# [Exercise requirements]
Repeat only the lines below that run from the line with "Rebuild this chart" to the line with "import plotly.graph_objects as go", ends included; skip every picture.

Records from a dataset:
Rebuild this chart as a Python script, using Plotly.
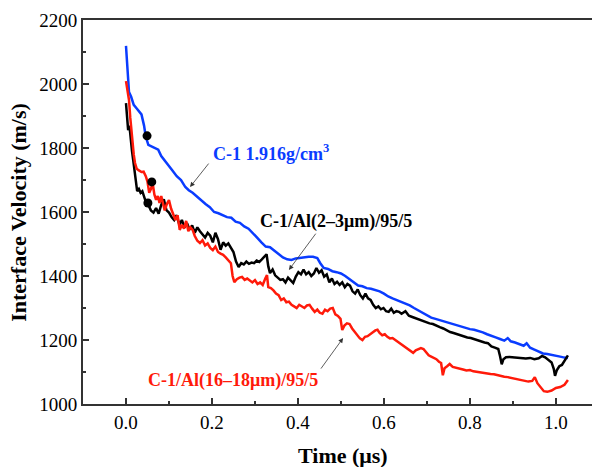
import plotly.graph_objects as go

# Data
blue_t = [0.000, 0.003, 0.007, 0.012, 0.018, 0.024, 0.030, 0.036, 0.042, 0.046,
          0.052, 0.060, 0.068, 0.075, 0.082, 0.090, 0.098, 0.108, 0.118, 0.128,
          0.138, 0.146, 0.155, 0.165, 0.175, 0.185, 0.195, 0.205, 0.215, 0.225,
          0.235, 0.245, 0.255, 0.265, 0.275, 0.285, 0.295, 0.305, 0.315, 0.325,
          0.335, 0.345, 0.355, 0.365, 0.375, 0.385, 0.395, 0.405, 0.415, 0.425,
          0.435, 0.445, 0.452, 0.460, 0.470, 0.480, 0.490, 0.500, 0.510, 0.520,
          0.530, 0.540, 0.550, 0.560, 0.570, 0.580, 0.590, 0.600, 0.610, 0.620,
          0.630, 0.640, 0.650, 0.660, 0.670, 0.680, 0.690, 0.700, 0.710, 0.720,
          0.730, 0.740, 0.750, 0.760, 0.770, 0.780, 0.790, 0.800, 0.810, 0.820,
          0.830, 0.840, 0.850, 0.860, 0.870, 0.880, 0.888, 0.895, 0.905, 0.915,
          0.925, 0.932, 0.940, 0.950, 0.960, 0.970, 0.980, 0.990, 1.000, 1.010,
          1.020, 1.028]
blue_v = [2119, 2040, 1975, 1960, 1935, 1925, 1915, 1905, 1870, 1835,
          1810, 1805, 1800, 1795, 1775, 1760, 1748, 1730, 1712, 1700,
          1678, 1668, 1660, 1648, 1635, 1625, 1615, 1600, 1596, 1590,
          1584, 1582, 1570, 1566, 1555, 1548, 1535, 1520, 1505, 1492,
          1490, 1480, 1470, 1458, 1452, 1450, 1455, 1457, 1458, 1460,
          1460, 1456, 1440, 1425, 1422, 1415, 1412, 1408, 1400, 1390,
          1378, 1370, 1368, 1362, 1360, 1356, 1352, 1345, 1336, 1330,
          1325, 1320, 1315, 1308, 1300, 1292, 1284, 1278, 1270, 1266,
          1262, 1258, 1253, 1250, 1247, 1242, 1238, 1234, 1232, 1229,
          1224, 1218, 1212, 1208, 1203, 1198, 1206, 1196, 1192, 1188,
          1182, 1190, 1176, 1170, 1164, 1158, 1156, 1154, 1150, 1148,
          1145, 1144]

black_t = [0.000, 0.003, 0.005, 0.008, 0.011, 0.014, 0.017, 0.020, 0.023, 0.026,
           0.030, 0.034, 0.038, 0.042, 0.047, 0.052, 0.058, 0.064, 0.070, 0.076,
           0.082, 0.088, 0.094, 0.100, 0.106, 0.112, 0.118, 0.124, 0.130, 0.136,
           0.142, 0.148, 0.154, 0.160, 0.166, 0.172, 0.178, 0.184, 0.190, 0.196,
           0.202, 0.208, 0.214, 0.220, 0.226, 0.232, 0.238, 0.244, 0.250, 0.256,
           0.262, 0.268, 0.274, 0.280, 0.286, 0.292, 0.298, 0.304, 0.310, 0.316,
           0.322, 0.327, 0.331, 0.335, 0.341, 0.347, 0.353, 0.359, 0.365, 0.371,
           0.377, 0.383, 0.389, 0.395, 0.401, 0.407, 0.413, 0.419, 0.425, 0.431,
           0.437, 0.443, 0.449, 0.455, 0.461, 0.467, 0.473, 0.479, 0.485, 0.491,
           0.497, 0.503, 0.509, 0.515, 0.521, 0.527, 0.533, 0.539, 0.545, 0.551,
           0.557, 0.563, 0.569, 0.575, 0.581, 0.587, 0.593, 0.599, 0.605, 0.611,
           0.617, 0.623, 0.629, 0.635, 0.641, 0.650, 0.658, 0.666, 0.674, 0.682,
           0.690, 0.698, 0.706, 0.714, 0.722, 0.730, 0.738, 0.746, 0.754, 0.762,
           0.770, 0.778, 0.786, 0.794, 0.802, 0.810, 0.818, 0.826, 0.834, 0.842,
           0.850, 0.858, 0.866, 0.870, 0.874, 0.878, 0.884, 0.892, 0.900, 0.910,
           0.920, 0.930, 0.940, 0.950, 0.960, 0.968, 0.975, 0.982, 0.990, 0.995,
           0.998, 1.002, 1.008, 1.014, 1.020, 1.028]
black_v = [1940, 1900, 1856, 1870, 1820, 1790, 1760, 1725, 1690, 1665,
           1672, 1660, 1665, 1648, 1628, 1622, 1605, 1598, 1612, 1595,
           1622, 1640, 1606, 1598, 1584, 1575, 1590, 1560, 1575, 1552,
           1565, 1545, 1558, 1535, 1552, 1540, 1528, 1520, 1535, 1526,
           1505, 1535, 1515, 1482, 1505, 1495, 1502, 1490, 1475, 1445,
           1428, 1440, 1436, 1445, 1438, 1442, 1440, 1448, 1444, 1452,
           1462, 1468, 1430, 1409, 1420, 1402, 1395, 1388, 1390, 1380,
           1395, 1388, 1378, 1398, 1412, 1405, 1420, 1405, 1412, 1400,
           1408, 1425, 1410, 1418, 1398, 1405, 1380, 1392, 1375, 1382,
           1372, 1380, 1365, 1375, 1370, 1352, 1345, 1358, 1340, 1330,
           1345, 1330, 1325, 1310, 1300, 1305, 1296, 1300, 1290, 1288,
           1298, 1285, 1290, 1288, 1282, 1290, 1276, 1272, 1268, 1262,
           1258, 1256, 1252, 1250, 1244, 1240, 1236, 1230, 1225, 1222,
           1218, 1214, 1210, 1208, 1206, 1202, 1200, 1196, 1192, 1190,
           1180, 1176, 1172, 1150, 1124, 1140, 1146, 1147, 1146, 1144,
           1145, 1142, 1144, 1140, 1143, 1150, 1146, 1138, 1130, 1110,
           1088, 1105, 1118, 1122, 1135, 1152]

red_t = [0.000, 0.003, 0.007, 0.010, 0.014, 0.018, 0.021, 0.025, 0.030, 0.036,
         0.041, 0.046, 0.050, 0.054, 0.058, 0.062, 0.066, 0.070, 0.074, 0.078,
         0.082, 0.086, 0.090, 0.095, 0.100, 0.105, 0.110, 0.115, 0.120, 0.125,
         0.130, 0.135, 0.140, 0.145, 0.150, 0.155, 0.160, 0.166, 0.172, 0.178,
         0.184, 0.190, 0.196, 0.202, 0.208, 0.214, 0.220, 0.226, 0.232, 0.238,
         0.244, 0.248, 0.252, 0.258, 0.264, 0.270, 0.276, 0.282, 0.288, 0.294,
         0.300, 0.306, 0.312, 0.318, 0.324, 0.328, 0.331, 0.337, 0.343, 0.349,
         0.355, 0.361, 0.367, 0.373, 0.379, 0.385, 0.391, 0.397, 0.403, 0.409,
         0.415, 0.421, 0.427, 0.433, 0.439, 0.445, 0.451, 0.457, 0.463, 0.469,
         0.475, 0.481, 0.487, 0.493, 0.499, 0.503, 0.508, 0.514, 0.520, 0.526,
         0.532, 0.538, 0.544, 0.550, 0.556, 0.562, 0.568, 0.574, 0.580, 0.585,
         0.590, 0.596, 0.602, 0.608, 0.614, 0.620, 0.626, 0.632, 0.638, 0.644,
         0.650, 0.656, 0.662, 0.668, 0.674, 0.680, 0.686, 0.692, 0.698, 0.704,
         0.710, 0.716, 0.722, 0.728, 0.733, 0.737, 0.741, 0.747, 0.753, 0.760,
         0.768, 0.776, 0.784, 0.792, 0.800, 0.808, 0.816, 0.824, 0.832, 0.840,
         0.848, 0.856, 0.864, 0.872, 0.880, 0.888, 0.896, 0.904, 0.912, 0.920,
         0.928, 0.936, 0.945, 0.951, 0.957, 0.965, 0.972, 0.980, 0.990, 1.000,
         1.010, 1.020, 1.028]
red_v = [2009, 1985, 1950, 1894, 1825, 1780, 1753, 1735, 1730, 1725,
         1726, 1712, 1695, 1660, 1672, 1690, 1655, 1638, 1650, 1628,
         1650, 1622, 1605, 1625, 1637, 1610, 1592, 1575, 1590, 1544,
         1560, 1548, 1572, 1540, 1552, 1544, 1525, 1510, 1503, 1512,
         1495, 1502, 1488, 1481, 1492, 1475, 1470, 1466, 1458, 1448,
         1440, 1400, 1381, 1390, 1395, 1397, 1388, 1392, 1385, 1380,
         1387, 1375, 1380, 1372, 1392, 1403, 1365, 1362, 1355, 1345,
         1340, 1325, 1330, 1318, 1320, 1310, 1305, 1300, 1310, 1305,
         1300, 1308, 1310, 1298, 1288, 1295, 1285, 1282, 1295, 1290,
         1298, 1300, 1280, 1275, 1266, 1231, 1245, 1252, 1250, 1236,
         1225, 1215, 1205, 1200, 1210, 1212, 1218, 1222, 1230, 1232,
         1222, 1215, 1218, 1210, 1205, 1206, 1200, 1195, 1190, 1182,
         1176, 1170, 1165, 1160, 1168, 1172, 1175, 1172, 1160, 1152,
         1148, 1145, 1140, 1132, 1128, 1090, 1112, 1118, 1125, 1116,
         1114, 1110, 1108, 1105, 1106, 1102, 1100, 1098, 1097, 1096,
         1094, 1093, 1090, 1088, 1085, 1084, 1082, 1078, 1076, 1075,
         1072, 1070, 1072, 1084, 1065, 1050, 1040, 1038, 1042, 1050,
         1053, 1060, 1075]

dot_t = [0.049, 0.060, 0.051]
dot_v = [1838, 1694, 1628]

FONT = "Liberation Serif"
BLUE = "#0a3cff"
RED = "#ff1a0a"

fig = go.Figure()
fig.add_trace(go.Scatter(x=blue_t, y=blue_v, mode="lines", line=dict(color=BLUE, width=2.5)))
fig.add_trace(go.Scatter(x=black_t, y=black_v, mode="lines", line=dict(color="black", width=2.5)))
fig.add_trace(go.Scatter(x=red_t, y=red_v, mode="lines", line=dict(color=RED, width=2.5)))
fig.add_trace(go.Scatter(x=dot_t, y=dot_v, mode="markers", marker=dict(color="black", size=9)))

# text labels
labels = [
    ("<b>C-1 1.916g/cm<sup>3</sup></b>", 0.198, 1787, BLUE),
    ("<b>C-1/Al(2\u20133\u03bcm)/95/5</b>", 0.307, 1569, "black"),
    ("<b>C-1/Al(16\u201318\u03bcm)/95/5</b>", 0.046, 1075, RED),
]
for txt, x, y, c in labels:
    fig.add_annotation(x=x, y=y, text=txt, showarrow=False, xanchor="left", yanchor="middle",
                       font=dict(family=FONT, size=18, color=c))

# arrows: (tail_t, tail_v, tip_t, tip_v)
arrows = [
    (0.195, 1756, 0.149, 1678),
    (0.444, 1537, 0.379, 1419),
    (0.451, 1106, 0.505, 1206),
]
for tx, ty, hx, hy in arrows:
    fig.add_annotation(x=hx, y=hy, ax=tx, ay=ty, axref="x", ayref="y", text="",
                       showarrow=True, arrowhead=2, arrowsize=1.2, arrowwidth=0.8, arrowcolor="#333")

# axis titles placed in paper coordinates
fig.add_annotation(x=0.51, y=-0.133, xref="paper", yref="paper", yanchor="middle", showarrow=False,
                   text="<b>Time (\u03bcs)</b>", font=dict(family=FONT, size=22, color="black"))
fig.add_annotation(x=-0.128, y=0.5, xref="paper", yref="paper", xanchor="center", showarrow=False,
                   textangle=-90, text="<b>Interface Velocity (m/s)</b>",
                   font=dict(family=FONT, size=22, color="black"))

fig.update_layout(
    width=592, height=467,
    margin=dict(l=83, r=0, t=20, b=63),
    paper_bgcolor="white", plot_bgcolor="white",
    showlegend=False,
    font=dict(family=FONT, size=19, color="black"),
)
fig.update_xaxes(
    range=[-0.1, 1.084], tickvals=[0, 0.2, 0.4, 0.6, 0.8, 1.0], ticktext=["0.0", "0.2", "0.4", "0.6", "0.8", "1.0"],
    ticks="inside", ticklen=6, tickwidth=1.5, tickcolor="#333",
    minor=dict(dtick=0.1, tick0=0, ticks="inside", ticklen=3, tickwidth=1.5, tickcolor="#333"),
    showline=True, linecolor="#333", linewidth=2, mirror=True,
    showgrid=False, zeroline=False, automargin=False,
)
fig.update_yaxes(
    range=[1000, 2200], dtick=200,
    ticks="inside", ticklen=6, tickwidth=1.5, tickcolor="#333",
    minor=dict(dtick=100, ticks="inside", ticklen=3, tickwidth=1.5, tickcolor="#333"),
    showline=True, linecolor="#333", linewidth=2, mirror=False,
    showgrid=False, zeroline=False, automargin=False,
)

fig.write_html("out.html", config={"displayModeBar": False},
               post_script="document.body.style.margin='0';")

* * *

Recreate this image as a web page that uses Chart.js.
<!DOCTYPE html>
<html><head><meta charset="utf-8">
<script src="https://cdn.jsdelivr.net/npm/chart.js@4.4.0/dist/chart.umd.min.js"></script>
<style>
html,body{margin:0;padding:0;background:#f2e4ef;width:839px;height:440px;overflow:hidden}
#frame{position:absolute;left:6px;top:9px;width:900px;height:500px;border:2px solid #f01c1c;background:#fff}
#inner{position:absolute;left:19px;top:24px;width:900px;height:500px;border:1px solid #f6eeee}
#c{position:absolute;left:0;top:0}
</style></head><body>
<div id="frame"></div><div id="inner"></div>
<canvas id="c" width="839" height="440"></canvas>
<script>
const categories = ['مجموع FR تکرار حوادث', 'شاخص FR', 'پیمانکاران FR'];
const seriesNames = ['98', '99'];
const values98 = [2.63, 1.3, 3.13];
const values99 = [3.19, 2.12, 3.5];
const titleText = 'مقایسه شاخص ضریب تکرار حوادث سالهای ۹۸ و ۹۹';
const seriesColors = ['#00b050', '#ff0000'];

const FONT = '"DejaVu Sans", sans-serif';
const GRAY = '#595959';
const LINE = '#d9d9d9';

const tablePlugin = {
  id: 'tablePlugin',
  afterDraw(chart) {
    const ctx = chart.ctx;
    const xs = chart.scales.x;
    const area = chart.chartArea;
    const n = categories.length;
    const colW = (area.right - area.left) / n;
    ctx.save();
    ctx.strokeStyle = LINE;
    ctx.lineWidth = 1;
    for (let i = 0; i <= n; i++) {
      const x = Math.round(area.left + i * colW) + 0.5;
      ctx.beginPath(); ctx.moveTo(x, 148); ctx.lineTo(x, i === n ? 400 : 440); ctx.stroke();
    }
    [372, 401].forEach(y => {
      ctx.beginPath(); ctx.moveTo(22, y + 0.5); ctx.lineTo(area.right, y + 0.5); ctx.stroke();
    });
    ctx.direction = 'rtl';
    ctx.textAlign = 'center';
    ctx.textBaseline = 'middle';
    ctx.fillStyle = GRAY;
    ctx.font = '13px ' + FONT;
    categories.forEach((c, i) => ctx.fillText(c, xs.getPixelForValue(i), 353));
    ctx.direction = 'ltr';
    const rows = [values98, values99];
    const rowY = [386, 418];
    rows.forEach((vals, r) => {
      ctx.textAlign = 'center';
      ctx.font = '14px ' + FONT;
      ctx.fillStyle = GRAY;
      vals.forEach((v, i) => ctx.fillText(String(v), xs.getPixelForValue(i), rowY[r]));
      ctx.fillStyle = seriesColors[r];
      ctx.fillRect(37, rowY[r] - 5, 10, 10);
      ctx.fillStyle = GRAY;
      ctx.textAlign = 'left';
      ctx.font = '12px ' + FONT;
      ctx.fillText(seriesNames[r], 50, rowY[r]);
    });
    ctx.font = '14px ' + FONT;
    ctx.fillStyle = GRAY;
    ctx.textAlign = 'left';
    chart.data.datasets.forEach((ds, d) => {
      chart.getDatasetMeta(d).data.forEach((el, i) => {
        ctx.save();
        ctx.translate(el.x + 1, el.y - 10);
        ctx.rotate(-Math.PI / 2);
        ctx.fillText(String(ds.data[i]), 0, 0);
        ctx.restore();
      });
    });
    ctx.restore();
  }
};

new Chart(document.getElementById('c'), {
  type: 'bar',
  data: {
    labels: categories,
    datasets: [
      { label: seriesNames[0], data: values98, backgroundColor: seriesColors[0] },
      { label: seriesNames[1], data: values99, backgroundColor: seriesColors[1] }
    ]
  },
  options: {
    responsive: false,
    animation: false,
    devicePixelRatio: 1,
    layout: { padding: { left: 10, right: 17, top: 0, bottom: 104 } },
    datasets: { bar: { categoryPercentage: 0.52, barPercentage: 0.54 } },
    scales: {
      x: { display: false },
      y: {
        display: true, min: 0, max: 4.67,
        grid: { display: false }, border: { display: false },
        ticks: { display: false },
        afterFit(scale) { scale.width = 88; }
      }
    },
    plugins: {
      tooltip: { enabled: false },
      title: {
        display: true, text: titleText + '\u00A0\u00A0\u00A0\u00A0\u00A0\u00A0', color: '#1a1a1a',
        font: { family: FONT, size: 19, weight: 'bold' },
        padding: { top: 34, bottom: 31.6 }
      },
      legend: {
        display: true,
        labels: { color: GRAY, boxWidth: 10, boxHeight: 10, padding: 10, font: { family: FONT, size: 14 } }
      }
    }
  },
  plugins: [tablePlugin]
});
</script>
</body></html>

# [Response for this exercise]
Rebuild this chart as a Python script, using Plotly.
import plotly.graph_objects as go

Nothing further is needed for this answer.